▶ _Input material_
- - - - -

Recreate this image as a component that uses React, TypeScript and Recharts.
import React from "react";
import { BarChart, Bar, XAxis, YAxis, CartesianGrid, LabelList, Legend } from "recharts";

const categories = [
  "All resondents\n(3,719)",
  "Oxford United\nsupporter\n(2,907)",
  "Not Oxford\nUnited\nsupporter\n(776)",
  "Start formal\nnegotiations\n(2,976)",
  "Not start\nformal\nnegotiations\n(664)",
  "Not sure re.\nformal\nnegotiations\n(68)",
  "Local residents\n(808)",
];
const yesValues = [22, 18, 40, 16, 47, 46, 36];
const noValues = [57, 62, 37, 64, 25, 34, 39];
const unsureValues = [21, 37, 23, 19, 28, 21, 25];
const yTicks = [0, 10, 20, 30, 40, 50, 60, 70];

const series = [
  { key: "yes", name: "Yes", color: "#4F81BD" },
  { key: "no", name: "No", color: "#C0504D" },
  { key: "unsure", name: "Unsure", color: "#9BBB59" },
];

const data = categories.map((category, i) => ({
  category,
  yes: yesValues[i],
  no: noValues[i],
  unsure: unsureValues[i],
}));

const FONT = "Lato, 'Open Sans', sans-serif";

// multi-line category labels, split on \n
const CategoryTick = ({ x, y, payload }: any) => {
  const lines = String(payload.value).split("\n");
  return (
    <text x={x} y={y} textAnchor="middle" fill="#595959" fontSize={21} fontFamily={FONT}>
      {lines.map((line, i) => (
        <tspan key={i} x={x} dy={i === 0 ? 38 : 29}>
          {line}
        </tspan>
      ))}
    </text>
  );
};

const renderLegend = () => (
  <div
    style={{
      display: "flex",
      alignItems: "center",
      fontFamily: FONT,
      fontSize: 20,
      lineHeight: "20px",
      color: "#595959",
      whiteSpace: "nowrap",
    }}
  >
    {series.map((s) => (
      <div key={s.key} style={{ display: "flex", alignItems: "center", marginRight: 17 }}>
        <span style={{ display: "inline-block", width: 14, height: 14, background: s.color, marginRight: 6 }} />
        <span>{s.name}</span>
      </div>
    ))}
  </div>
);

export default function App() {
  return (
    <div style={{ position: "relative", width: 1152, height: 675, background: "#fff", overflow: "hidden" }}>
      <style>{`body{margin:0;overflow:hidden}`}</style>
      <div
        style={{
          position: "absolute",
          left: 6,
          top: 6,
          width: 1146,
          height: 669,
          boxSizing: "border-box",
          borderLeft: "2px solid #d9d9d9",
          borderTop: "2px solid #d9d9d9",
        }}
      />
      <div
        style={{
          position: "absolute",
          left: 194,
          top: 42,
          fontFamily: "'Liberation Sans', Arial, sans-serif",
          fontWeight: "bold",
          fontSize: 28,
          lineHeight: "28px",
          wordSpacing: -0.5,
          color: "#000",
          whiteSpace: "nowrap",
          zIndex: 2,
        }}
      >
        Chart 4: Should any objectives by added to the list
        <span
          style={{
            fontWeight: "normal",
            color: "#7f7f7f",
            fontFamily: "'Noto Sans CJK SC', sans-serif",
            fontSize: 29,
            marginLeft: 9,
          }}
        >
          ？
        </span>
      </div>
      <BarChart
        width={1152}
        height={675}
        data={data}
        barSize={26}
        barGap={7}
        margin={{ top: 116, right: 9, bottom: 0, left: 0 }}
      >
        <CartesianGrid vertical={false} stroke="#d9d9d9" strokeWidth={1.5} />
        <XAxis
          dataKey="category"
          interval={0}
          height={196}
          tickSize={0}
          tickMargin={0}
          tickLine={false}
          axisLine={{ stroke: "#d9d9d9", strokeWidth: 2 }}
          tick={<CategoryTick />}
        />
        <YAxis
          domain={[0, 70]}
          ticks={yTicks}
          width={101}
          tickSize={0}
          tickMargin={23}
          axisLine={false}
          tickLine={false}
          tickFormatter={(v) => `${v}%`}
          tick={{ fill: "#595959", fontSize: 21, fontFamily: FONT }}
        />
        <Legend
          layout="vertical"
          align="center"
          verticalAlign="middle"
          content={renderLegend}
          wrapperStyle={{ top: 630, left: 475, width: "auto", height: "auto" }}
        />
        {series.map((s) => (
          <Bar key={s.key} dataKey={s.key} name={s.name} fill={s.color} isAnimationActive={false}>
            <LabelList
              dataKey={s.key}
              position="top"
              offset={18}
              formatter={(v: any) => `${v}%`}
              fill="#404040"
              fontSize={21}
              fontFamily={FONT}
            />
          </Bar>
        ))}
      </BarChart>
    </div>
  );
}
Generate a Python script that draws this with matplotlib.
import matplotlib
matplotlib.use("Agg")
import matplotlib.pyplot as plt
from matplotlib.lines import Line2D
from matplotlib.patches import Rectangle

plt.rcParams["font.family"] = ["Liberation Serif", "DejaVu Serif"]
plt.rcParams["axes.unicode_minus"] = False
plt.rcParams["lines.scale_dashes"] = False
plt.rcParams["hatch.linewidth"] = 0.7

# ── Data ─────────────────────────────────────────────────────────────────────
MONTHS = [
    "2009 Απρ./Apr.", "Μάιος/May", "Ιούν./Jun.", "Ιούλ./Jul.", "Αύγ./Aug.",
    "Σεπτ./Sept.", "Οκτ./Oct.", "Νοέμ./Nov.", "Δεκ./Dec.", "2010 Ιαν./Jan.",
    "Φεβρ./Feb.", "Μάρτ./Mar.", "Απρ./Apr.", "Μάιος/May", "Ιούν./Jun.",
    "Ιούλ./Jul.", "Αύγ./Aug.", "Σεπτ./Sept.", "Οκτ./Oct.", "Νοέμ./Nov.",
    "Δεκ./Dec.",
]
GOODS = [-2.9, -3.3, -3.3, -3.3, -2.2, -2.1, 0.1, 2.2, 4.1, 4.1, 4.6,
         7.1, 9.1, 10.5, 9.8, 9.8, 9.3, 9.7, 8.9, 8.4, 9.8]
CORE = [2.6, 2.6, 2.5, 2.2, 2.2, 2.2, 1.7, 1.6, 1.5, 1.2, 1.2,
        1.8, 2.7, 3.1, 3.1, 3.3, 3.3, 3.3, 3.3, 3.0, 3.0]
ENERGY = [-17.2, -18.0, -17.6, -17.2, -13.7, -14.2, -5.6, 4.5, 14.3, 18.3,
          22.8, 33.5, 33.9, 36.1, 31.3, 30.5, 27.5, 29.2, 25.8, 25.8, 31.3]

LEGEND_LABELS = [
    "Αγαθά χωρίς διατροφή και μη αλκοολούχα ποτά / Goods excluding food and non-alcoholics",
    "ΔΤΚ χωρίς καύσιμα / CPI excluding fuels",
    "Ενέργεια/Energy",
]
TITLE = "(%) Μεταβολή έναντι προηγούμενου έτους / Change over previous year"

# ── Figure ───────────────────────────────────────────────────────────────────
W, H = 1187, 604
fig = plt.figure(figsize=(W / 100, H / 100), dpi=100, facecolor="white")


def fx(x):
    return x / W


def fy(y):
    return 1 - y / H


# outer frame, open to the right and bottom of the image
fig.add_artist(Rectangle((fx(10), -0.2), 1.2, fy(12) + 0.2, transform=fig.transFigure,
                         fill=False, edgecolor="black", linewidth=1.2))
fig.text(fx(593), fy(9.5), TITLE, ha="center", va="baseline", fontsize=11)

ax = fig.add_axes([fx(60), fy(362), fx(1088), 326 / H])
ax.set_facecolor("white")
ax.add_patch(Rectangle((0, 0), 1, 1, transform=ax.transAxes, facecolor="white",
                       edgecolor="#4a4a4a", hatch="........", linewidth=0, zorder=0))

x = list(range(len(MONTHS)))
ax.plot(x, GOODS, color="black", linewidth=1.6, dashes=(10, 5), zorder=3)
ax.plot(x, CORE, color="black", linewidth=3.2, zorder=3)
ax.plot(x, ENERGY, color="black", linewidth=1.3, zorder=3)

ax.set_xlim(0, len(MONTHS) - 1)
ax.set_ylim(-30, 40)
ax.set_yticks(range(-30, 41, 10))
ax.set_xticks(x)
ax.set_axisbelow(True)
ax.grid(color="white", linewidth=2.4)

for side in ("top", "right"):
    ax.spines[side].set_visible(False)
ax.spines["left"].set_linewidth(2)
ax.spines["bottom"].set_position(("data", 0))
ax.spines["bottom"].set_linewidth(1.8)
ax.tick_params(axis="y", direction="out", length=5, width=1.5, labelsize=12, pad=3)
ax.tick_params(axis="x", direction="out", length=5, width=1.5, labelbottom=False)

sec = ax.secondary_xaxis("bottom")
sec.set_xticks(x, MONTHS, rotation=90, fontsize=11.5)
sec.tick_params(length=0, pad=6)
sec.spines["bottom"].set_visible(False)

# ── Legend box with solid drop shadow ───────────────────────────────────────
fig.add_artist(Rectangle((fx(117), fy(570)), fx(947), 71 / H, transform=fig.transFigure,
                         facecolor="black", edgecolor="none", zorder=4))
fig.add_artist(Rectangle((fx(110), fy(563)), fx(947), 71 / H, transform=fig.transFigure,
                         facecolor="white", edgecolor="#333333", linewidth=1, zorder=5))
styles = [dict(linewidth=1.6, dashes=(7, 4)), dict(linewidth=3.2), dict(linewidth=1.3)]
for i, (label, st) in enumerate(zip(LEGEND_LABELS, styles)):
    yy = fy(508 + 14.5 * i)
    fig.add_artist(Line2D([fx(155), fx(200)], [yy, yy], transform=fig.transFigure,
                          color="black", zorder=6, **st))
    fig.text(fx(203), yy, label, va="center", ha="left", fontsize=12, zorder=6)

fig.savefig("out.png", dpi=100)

- - - - -

▶ _Work to complete_
Reproduce exactly the lines that run from the start of the records to the line with "CartesianGrid, LabelList, Legend", both included.

▶ _Final result_
Recreate this image as a component that uses React, TypeScript and Recharts.
import React from "react";
import { BarChart, Bar, XAxis, YAxis, CartesianGrid, LabelList, Legend } from "recharts";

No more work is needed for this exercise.